Von der Scham zum Stolz

 

Nicht alle Menschen in Österreich können lesen und schreiben. Sie benötigen Hilfe bei amtlichen Briefen, beim Lesen von Medikamenten-Beipacktexten oder Fahrplänen und bemänteln ihre Not mit Ausreden wie „Ich habe die Brille vergessen, könnten Sie mir helfen?“. Erst wenn der Druck groß genug ist, suchen sie einen Weg aus der Lese-Misere – und finden ihn im Basisbildungszentrum abc-Salzburg, das kostenlose Kurse für Schreiben, Lesen und Rechnen anbietet. Umso stolzer sind sie jetzt, wo sie nicht nur Texte sinnerfassend lesen und schreiben können, sondern diese auch veröffentlicht werden.

 

von Teilnehmer*innen des Basisbildungszentrum abc-Salzburg

 

Schreiben
Schreiben bedeutet mir sehr viel.
Das habe ich wieder entdeckt, seit ich ins Abc gehe und fast ohne Fehler schreiben kann.
Leserlich schreiben geht auch schon besser als früher. Ich schreibe jetzt schön. Ich würde gerne noch schöner schreiben, dann ist Schreiben noch lustiger.
Schreiben ist schon wichtig für mich. Schreiben ist auch sehr wichtig zum Stressabbauen. Und wenn es in der Arbeit mal stressig ist, schreibe ich mir das im Kalender alles auf. Dann geht es mir besser.
(Kursteilnehmerin, 37 Jahre)

 

Neuanfang
Es gibt Momente im Leben, da weißt du nicht, wie es weitergeht, aber trotzdem findest du einen Weg. Vor ungefähr 20 Jahren war ich am Tiefpunkt meines Lebens angelangt, mein Körper war so ausgelaugt, ich wusste nicht mehr, wie es weitergehen sollte.
Das war für mich der Anstoß für mein weiteres Leben. Mir wurde bewusst, dass nicht immer die Arbeit das Wichtigste ist, sondern man muss sich Auszeiten nehmen und Dinge tun, die einem guttun.
So kam ich dazu, dass ich Jahr für Jahr neue Sachen ausprobierte.
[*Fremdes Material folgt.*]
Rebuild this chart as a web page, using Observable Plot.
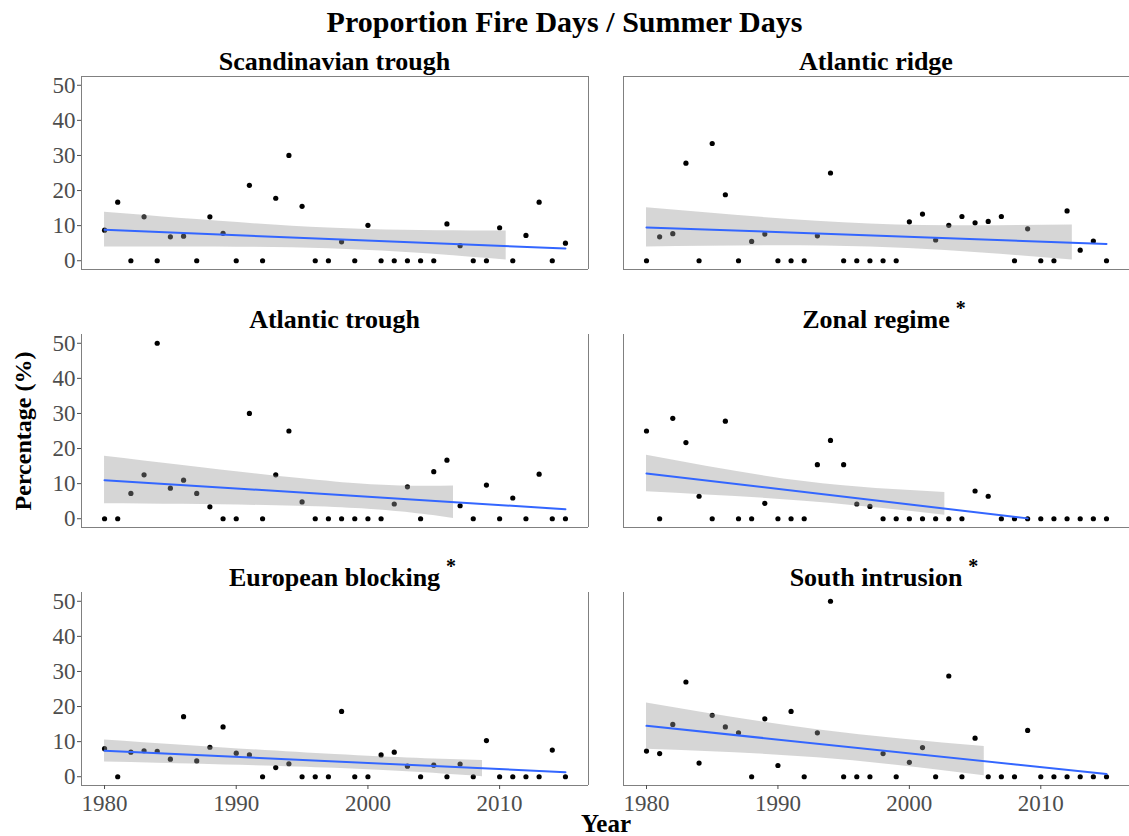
<!DOCTYPE html>
<html>
<head>
<meta charset="utf-8">
<script src="https://cdn.jsdelivr.net/npm/d3@7"></script>
<script src="https://cdn.jsdelivr.net/npm/@observablehq/plot@0.6"></script>
<style>
  body { margin: 0; background: #fff; }
  #chart { position: relative; width: 1129px; height: 836px; overflow: hidden;
           font-family: "Liberation Serif", "Times New Roman", serif; color: #000; }
  .plot { position: absolute; }
  .title { position: absolute; left: 0; width: 1129px; text-align: center; top: 7px;
           font-size: 30px; font-weight: bold; line-height: 1; }
  .ptitle { position: absolute; font-size: 26px; font-weight: bold; line-height: 1;
            transform: translateX(-50%); white-space: nowrap; }
  .ptitle .inner { position: relative; }
  .ptitle .star { position: absolute; left: calc(100% + 6px); top: -7px; font-size: 20px; }
  .ylab { position: absolute; left: 23px; top: 431px; font-size: 24px; font-weight: bold;
          line-height: 1; white-space: nowrap; transform: translate(-50%, -50%) rotate(-90deg); }
  .xlab { position: absolute; left: 606px; top: 811px; font-size: 25px; font-weight: bold;
          line-height: 1; transform: translateX(-50%); }
</style>
</head>
<body>
<div id="chart"></div>
<script>
// ---- data ----
const years = [1980,1981,1982,1983,1984,1985,1986,1987,1988,1989,
               1990,1991,1992,1993,1994,1995,1996,1997,1998,1999,
               2000,2001,2002,2003,2004,2005,2006,2007,2008,2009,
               2010,2011,2012,2013,2014,2015];

const scandinavianTrough = [8.7,16.7,0,12.5,0,6.8,7.0,0,12.5,7.8,
                            0,21.5,0,17.8,30.0,15.5,0,0,5.4,0,
                            10.1,0,0,0,0,0,10.5,4.3,0,0,
                            9.4,0,7.2,16.7,0,5.0];
const atlanticRidge = [0,6.8,7.7,27.8,0,33.4,18.8,0,5.5,7.6,
                       0,0,0,7.1,25.0,0,0,0,0,0,
                       11.1,13.3,5.9,10.1,12.6,10.8,11.2,12.6,0,9.1,
                       0,0,14.2,3.0,5.6,0];
const atlanticTrough = [0,0,7.2,12.5,50.0,8.7,11.0,7.2,3.4,0,
                        0,30.0,0,12.5,25.0,4.8,0,0,0,0,
                        0,0,4.2,9.1,0,13.4,16.7,3.7,0,9.6,
                        0,5.9,0,12.7,0,0];
const zonalRegime = [25.0,0,28.6,21.7,6.4,0,27.8,0,0,4.4,
                     0,0,0,15.4,22.3,15.4,4.2,3.5,0,0,
                     0,0,0,0,0,7.9,6.4,0,0,0,
                     0,0,0,0,0,0];
const europeanBlocking = [8.0,0,7.0,7.4,7.2,5.0,17.1,4.5,8.4,14.2,
                          6.7,6.2,0,2.6,3.7,0,0,0,18.6,0,
                          0,6.2,7.0,3.0,0,3.3,0,3.6,0,10.3,
                          0,0,0,0,7.6,0];
const southIntrusion = [7.3,6.6,14.9,27.0,3.9,17.5,14.2,12.5,0,16.5,
                        3.2,18.6,0,12.5,50.0,0,0,0,6.6,0,
                        4.1,8.3,0,28.7,0,11.0,0,0,0,13.2,
                        0,0,0,0,0,0];

const panelNames = ["Scandinavian trough", "Atlantic ridge", "Atlantic trough",
                    "Zonal regime", "European blocking", "South intrusion"];
const significant = [false, false, false, true, true, true];

// fitted trend line (start / end) as drawn
const trendStartYear = [1980, 1980, 1980, 1980, 1980, 1980];
const trendEndYear   = [2015, 2015, 2015, 2009, 2015, 2015];
const trendStart = [8.8, 9.5, 11.0, 12.9, 7.4, 14.5];
const trendEnd   = [3.5, 4.8, 2.7, 0.1, 1.3, 0.8];

// confidence band as drawn (truncated where it leaves the 0..50 range)
const bandYears = [[1980, 1997, 2010.5], [1980, 1997, 2012.4], [1980, 1997.5, 2006.5],
                   [1980, 1992, 2002.7], [1980, 1997.5, 2008.7], [1980, 1993, 2005.7]];
const bandLow  = [[3.9, 3.4, 0.2], [3.9, 3.9, 0.2], [4.25, 3.2, 0.1],
                  [7.7, 5.0, 1.0], [4.2, 2.4, 0.0], [7.8, 5.4, 0.3]];
const bandHigh = [[13.8, 9.3, 8.5], [15.1, 10.5, 10.2], [17.8, 10.5, 9.3],
                  [18.1, 10.6, 7.5], [10.5, 6.3, 4.6], [21.0, 13.4, 8.6]];

const yTicks = [0, 10, 20, 30, 40, 50];
const xTicks = [1980, 1990, 2000, 2010];

// ---- layout ----
const series = [scandinavianTrough, atlanticRidge, atlanticTrough,
                zonalRegime, europeanBlocking, southIntrusion];
const xDom = [1978.25, 2016.75];
const yDom = [-2.5, 52.5];
const cols = [{left: 0, width: 600, ml: 81, mr: 12}, {left: 600, width: 529, ml: 23, mr: 0}];
const rowTop = [76, 334, 592];
const panelH = 193;
const titleTop = [49, 307, 565];
const frameColor = "#808080";

const chart = document.getElementById("chart");

const t = document.createElement("div");
t.className = "title";
t.textContent = "Proportion Fire Days / Summer Days";
chart.appendChild(t);

series.forEach((vals, i) => {
  const r = Math.floor(i / 2), c = i % 2;
  const col = cols[c];
  const mt = 4, mb = r === 2 ? 46 : 4;
  const pts = years.map((y, k) => ({year: y, value: vals[k]}));
  const band = bandYears[i].map((y, k) => ({year: y, low: bandLow[i][k], high: bandHigh[i][k]}));
  const trend = [{year: trendStartYear[i], value: trendStart[i]},
                 {year: trendEndYear[i], value: trendEnd[i]}];
  const marks = [
    Plot.dot(pts, {x: "year", y: "value", r: 2.6, fill: "#000"}),
    Plot.areaY(band, {x: "year", y1: "low", y2: "high", fill: "#999999", fillOpacity: 0.4, curve: "natural"}),
    Plot.line(trend, {x: "year", y: "value", stroke: "#3366FF", strokeWidth: 2}),
    Plot.ruleY([yDom[0]], {stroke: frameColor}),
    Plot.ruleX([xDom[0]], {stroke: frameColor})
  ];
  if (c === 0) marks.push(Plot.ruleX([xDom[1]], {stroke: frameColor}));
  if (r === 0) marks.push(Plot.ruleY([yDom[1]], {stroke: frameColor}));
  if (c === 0) marks.push(Plot.axisY({ticks: yTicks, tickSize: 4, tickPadding: 2, fontSize: 23, label: null}));
  if (r === 2) marks.push(Plot.axisX({ticks: xTicks, tickSize: 4, tickPadding: 5, fontSize: 23, label: null, tickFormat: d => String(d)}));

  const svg = Plot.plot({
    width: col.width,
    height: mt + panelH + mb,
    marginTop: mt, marginBottom: mb, marginLeft: col.ml, marginRight: col.mr,
    x: {domain: xDom, axis: null},
    y: {domain: yDom, axis: null},
    style: {fontFamily: "Liberation Serif, serif", fontSize: "23px", color: "#4d4d4d", background: "transparent", overflow: "visible"},
    marks
  });
  svg.classList.add("plot");
  svg.style.left = col.left + "px";
  svg.style.top = (rowTop[r] - mt) + "px";
  chart.appendChild(svg);

  const pt = document.createElement("div");
  pt.className = "ptitle";
  pt.style.left = (col.left + col.ml + (col.width - col.ml - col.mr) / 2) + "px";
  pt.style.top = titleTop[r] + "px";
  const inner = document.createElement("span");
  inner.className = "inner";
  inner.textContent = panelNames[i];
  if (significant[i]) {
    const s = document.createElement("span");
    s.className = "star";
    s.textContent = "*";
    inner.appendChild(s);
  }
  pt.appendChild(inner);
  chart.appendChild(pt);
});

const yl = document.createElement("div");
yl.className = "ylab";
yl.textContent = "Percentage (%)";
chart.appendChild(yl);

const xl = document.createElement("div");
xl.className = "xlab";
xl.textContent = "Year";
chart.appendChild(xl);
</script>
</body>
</html>
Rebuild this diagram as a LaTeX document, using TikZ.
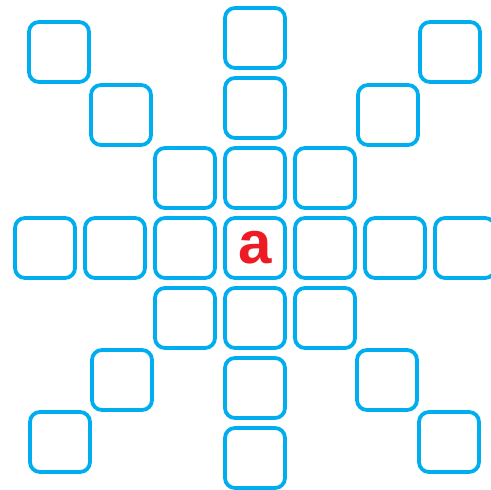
\documentclass[tikz,border=0pt]{standalone}
\usepackage{fontspec}
\setmainfont{Liberation Sans}
\usetikzlibrary{positioning}
\definecolor{gridcyan}{RGB}{0,174,239}
\definecolor{letterred}{RGB}{237,28,36}

\begin{document}
\begin{tikzpicture}[
      x=1pt,y=1pt,
      node distance=10pt and 10pt,
      cell/.style={draw=gridcyan,line width=3.8pt,rounded corners=10pt,
                   minimum size=60pt,inner sep=0pt,outer sep=0pt},
      letter/.style={font=\fontsize{60}{60}\selectfont\bfseries,text=letterred}
  ]
    \useasboundingbox (-255,-242) rectangle (236,248);

    % centre and the cross
    \node[cell,letter] (c) at (0,0) {a};
    \node[cell,left=of c]   (w1) {};
    \node[cell,left=of w1]  (w2) {};
    \node[cell,left=of w2]  (w3) {};
    \node[cell,right=of c]  (e1) {};
    \node[cell,right=of e1] (e2) {};
    \node[cell,right=of e2] (e3) {};
    \node[cell,above=of c]  (n1) {};
    \node[cell,above=of n1] (n2) {};
    \node[cell,above=of n2] (n3) {};
    \node[cell,below=of c]  (s1) {};
    \node[cell,below=of s1] (s2) {};
    \node[cell,below=of s2] (s3) {};

    % inner ring corners
    \node[cell,above left=of c]  (nw) {};
    \node[cell,above right=of c] (ne) {};
    \node[cell,below left=of c]  (sw) {};
    \node[cell,below right=of c] (se) {};

    % diagonal arms
    \node[cell] (nwA) at (-134,133) {};
    \node[cell] (nwB) at (-196,196) {};
    \node[cell] (neA) at (133,133) {};
    \node[cell] (neB) at (195,196) {};
    \node[cell] (swA) at (-133,-132) {};
    \node[cell] (swB) at (-195,-194) {};
    \node[cell] (seA) at (132,-132) {};
    \node[cell] (seB) at (194,-194) {};
  \end{tikzpicture}
\end{document}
Ich meldete mich beim Yoga an, ging zum Kirchenchor, machte sogar noch eine Ausbildung zur Heimhelferin und momentan absolviere ich einen abc-Kurs.
Für mich war das der Beginn meines neuen Lebens, was ich jetzt voll und ganz genieße.
(Kursteilnehmerin, 51 Jahre)

 

Meine Krankheit
Vor zwei Jahren haben die Ärzte Krebs bei mir festgestellt. Das war ein harter Schlag für mich und meine Familie. Und ein harter Weg.
Ich lag fünf Wochen im Krankenhaus und hab hinterher eine Chemotherapie bekommen. Es war ein schreckliches halbes Jahr und manchmal habe ich geglaubt, dass ich es nicht aushalte. Aber man ist doch sehr stark, wenn es um sein Leben geht. Ich habe eineinhalb Jahre nicht mehr gearbeitet und fühlte mich nicht so richtig wohl. Seit ich wieder arbeite, geht’s mir wieder gut. Ich muss halt alle zwei Monate zum Arzt zur Kontrolle, aber das mach ich gern. Man muss das Leben nicht gleich aufgeben, wenn das Schicksal es mal nicht so gut meint.
(Kursteilnehmerin, 49 Jahre)

 

Meine beste Strategie
Ich habe Situationen gehabt, gerade bei Ämtern, wo ich die Zettel ausfüllen musste. Ich habe mir gedacht: „Warum habe ich in der Schule nicht besser aufgepasst?
Und warum hat meine Mutter keine Zeit gehabt, mit mir zu lernen?“ Wir waren acht Kinder. Es tut mir sehr weh, dass ich nicht gut schreiben kann, ich hätte sicher ein Buch geschrieben. Mein Ziel ist, viel zu lesen und zu schreiben und am Computer zu üben. Ich merke, dass ich besser bin, wenn ich lerne.
Früher war meine Schwester mit bei den Ämtern. Jetzt gehe ich überall alleine hin. Ich habe auch jetzt „Die ganze Woche“ bestellt, damit ich jede Woche viel lese. Ich bin jetzt viel sicherer als früher. Ein Profi werde ich sicher nicht mehr. Für den Alltag bin ich aber viel sicherer.